For sanitary processing, cleanability may matter as much as thermal performance. For chemical blending, corrosion resistance and mechanical robustness may dominate. For adhesives or resins, the ability to control wall temperature and prevent skinning is often more important than absolute heating rate.

Practical Notes on Installation and Operation

A tank can be well designed and still perform poorly if installed carelessly. Pipe runs that are too restrictive, poor venting, inadequate foundation support, or awkward operator access all create downstream problems. If the plant requires frequent charging, sampling, or cleaning, the layout should reflect that. Otherwise, small inefficiencies become daily annoyances.

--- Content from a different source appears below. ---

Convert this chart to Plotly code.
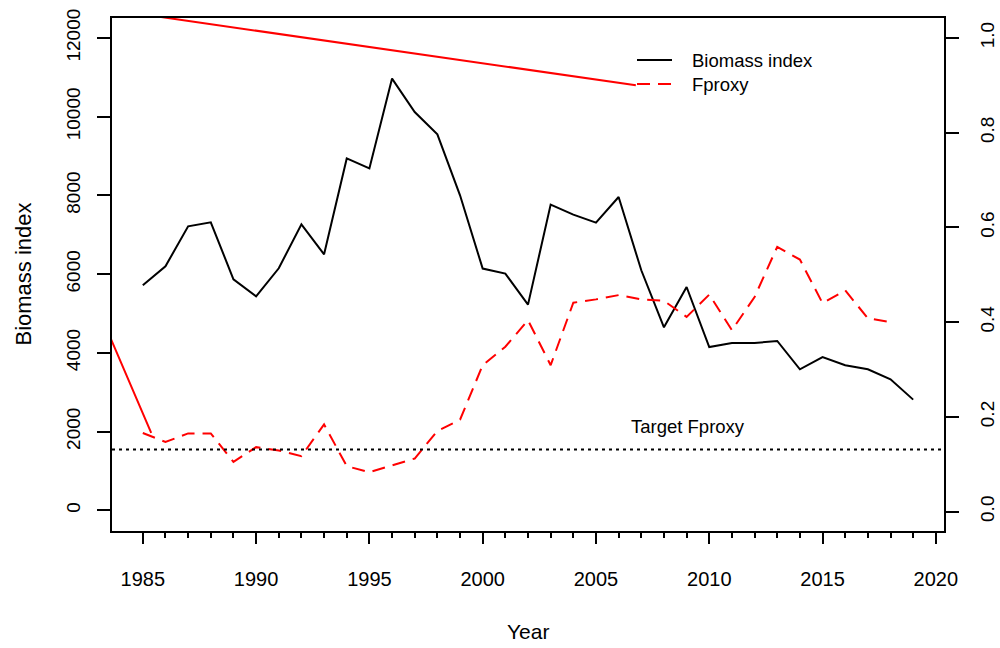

On startup, I prefer to see the system tested with actual process water or a close substitute, but not treated as a final proof of performance. Water behaves very differently from many real products. It will not reveal every circulation problem, nor will it show how the tank behaves at high viscosity. That is why final commissioning should always include the actual formulation whenever possible.

Useful References

For readers who want a deeper technical background on hygienic and process vessel considerations, the following resources are worth a look:

Final Thoughts

A heating mixing tank is only successful when it produces repeatable batches without demanding constant operator correction. That usually comes from sensible mechanical design, realistic control strategy, and enough maintenance discipline to catch the small problems before they become large ones. The best tanks are rarely the cheapest, and the cheapest tanks are rarely the easiest to live with.

In controlled industrial blending, consistency is the real output. Temperature is just one part of that. But it is the part that often determines whether the rest of the process can stay on track.